I started programming writing Z80 assembler in the 1980s, counting T-states in order to make hard realtime code work. I wrote a graphics driver for Atari ST/TT hardware not to soon after. I think I have a pretty good idea what working in a real-time and/or resource-constrained environment means.

> This attitude of non-systems programmers is why people argue garbage collection is slow.

That is an incorrect generalization. In fact, I see plenty of inefficient code in C++ and Rust (e.g. because a lot of the workarounds for not having GC require additional copying).

> Sure they are not leaking memory, but garbage collection is not enough more efficient than reference counted as to make up for thousands of destruction's when the more complex reference counted version only had a couple.

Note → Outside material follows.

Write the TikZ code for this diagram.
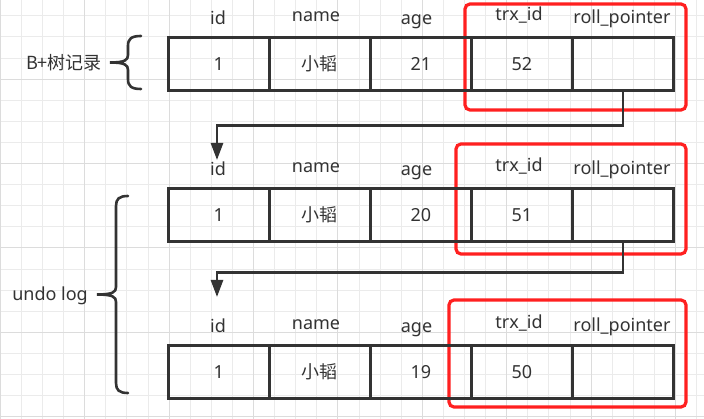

This is some really unclear statement. If you're trying to make a connection between absence of (tracing) GC and having value types, they are not inherently related. You can have tracing GC and value types (e.g. C#) or reference counting and a lack of value types (e.g. Python).

What is true is that in general memory allocation is relatively expensive, so you want to avoid unnecessarily allocating objects, but that's true regardless of whether you use malloc()/free() or a garbage collector and the strategies for dealing with that are the same in both cases.

> Yes the code is more complex, but it is also faster and that is a trade off I'll take.

Again, this is an untrue generalization.